La Iglesia, como madre, ha sabido responder a este llamado a lo largo de los siglos, mediante el servicio silencioso de tantos que hacen del acompañamiento su misión. Debemos fomentar la “cultura del encuentro”: salir al encuentro del otro, especialmente de aquel que está herido, olvidado, apartado. ¿Y qué mayor herida que la de sentirse invisible?
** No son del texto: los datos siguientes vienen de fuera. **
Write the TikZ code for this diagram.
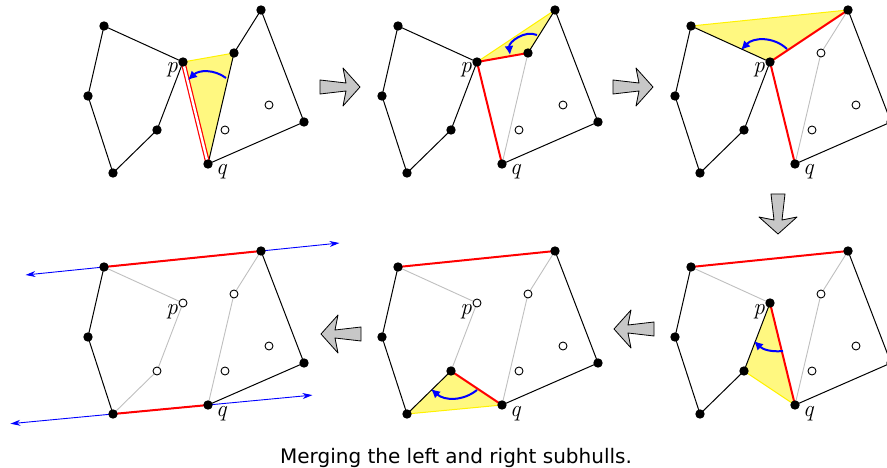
\documentclass[tikz,border=0pt]{standalone}
\usepackage{fontspec}
\newfontfamily\capfont{DejaVu Sans}
\usetikzlibrary{arrows.meta,calc}

% points of the two subhulls, same in every panel
\newcommand{\hullpts}[1]{%
  \coordinate (#1l1) at (104,26); \coordinate (#1l2) at (88,96);
  \coordinate (#1l3) at (113,173); \coordinate (#1l4) at (157,130);
  \coordinate (#1p) at (183,62);
  \coordinate (#1rt) at (261,10); \coordinate (#1ra) at (234,53);
  \coordinate (#1q) at (208,164); \coordinate (#1rb) at (304,122);
  \coordinate (#1c1) at (225,130); \coordinate (#1c2) at (269,105);
  \node[lbl,anchor=base east,xshift=-5pt,yshift=-11pt] (#1plbl) at (#1p) {p};
  \node[lbl,anchor=base west,xshift=8pt,yshift=-11pt] (#1qlbl) at (#1q) {q};}
\newcommand{\hulldots}[3]{%
  \foreach \v in {#2} \fill (#1\v) circle (4.7pt);
  \foreach \v in {#3} \filldraw[fill=white,line width=.9pt] (#1\v) circle (4pt);}

\tikzset{blockarrow/.pic={
  \filldraw[fill=black!22,line width=.8pt] (-40,-7) -- (-14,-4) -- (-17,-19) -- (0,0)
    -- (-17,19) -- (-14,4) -- (-40,7) -- cycle;}}

\begin{document}
\begin{tikzpicture}[x=1pt,y=-1pt,line join=round,
    hull/.style={line width=1pt},
    ghost/.style={black!25,line width=.9pt},
    bridge/.style={red,line width=2pt},
    tri/.style={fill=yellow!50},
    rim/.style={yellow,line width=1pt},
    turn/.style={blue,line width=2pt,-{Latex[length=9pt,width=9pt]}},
    tangent/.style={blue,line width=.9pt,{Stealth[length=10pt,width=6pt]}-{Stealth[length=10pt,width=6pt]}},
    lbl/.style={inner sep=0pt,font=\fontsize{23}{27}\selectfont\itshape}]
  \useasboundingbox (0,0) rectangle (887,468);

  % top left
  \begin{scope}
    \hullpts{a}
    \fill[tri] (ap) -- (ara) -- (aq) -- cycle; \draw[rim] (ap) -- (ara);
    \draw[hull] (ap) -- (al1) -- (al2) -- (al3) -- (al4) -- cycle;
    \draw[hull] (aq) -- (ara) -- (art) -- (arb) -- cycle;
    \draw[red,line width=1.2pt,double=white,double distance=2.4pt] (ap) -- (aq);
    \coordinate (at1) at (226,78); \coordinate (at2) at (188,80);
    \draw[turn] (at1) to[bend right=40] (at2);
    \hulldots{a}{l1,l2,l3,l4,p,rt,ra,q,rb}{c1,c2}
  \end{scope}

  % top middle
  \begin{scope}[shift={(294,0)}]
    \hullpts{b}
    \fill[tri] (bp) -- (bra) -- (brt) -- cycle; \draw[rim] (bp) -- (brt);
    \draw[hull] (bp) -- (bl1) -- (bl2) -- (bl3) -- (bl4) -- cycle;
    \draw[hull] (bra) -- (brt) -- (brb) -- (bq);
    \draw[ghost] (bra) -- (bq);
    \draw[bridge] (bra) -- (bp) -- (bq);
    \coordinate (bt1) at (243,35); \coordinate (bt2) at (216,55);
    \draw[turn] (bt1) to[bend right=60] (bt2);
    \hulldots{b}{l1,l2,l3,l4,p,rt,ra,q,rb}{c1,c2}
  \end{scope}

  % top right
  \begin{scope}[shift={(587,0)}]
    \hullpts{c}
    \fill[tri] (cl1) -- (cp) -- (crt) -- cycle; \draw[rim] (cl1) -- (crt);
    \draw[hull] (cp) -- (cl1) -- (cl2) -- (cl3) -- (cl4) -- cycle;
    \draw[hull] (crt) -- (crb) -- (cq);
    \draw[ghost] (crt) -- (cra) -- (cq);
    \draw[bridge] (crt) -- (cp) -- (cq);
    \coordinate (ct1) at (200,49); \coordinate (ct2) at (154,50);
    \draw[turn] (ct1) to[bend right=45] (ct2);
    \hulldots{c}{l1,l2,l3,l4,p,rt,q,rb}{ra,c1,c2}
  \end{scope}

  % bottom right
  \begin{scope}[shift={(587,241)}]
    \hullpts{d}
    \fill[tri] (dp) -- (dl4) -- (dq) -- cycle; \draw[rim] (dl4) -- (dq);
    \draw[hull] (dp) -- (dl4) -- (dl3) -- (dl2) -- (dl1);
    \draw[hull] (drt) -- (drb) -- (dq);
    \draw[ghost] (dl1) -- (dp); \draw[ghost] (drt) -- (dra) -- (dq);
    \draw[bridge] (dl1) -- (drt); \draw[bridge] (dp) -- (dq);
    \coordinate (dt1) at (196,110); \coordinate (dt2) at (167,100);
    \draw[turn] (dt1) to[bend left=25] (dt2);
    \hulldots{d}{l1,l2,l3,l4,p,rt,q,rb}{ra,c1,c2}
  \end{scope}

  % bottom middle
  \begin{scope}[shift={(294,241)}]
    \hullpts{e}
    \fill[tri] (el3) -- (el4) -- (eq) -- cycle; \draw[rim] (el3) -- (eq);
    \draw[hull] (el4) -- (el3) -- (el2) -- (el1);
    \draw[hull] (ert) -- (erb) -- (eq);
    \draw[ghost] (el1) -- (ep) -- (el4); \draw[ghost] (ert) -- (era) -- (eq);
    \draw[bridge] (el1) -- (ert); \draw[bridge] (el4) -- (eq);
    \coordinate (et1) at (183,149); \coordinate (et2) at (137,148);
    \draw[turn] (et1) to[bend left=40] (et2);
    \hulldots{e}{l1,l2,l3,l4,rt,q,rb}{p,ra,c1,c2}
  \end{scope}

  % bottom left
  \begin{scope}[shift={(0,241)}]
    \hullpts{f}
    \coordinate (fu1) at ($(fl1)!-0.5!(frt)$); \coordinate (fu2) at ($(frt)!-0.5!(fl1)$);
    \coordinate (fw1) at ($(fl3)!-1.08!(fq)$); \coordinate (fw2) at ($(fq)!-1.1!(fl3)$);
    \draw[tangent] (fu1) -- (fu2); \draw[tangent] (fw1) -- (fw2);
    \draw[hull] (fl1) -- (fl2) -- (fl3);
    \draw[hull] (frt) -- (frb) -- (fq);
    \draw[ghost] (fl1) -- (fp) -- (fl4) -- (fl3); \draw[ghost] (frt) -- (fra) -- (fq);
    \draw[bridge] (fl1) -- (frt); \draw[bridge] (fl3) -- (fq);
    \hulldots{f}{l1,l2,l3,rt,q,rb}{p,l4,ra,c1,c2}
  \end{scope}

  % steps
  \pic at (360,87) {blockarrow};
  \pic at (653,87) {blockarrow};
  \pic[rotate=-90] at (778,234) {blockarrow};
  \pic[rotate=180] at (614,329) {blockarrow};
  \pic[rotate=180] at (321,334) {blockarrow};

  \node[font=\capfont\fontsize{20}{24}\selectfont,anchor=base] (caption) at (456,463)
    {Merging the left and right subhulls.};
\end{tikzpicture}
\end{document}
La persona que se acerca al solitario por amor, no por deber, refleja algo del corazón mismo de Dios. Porque Dios mismo se hizo compañía en Jesús: el Emmanuel, el Dios con nosotros. Su vida entera fue estar con los otros, mirar, escuchar, curar, consolar. Y aún hoy, en la Eucaristía, permanece para que nadie esté solo.
En un mundo cada vez más marcado por el individualismo, el cristiano está llamado a ser puente, consuelo, rostro de fraternidad, recordando que no estamos en la tierra para salvarnos solos, sino para caminar juntos. La caridad no es solo dar cosas, sino darse uno mismo.
Que no pase un día sin que mire a mi alrededor con ojos atentos, preguntándome: ¿A quién puedo hoy hacer sentir acompañado? Quizá no cambie el mundo entero, pero sí el mundo de alguien. Y eso, en los ojos de Dios, es un acto de infinito valor.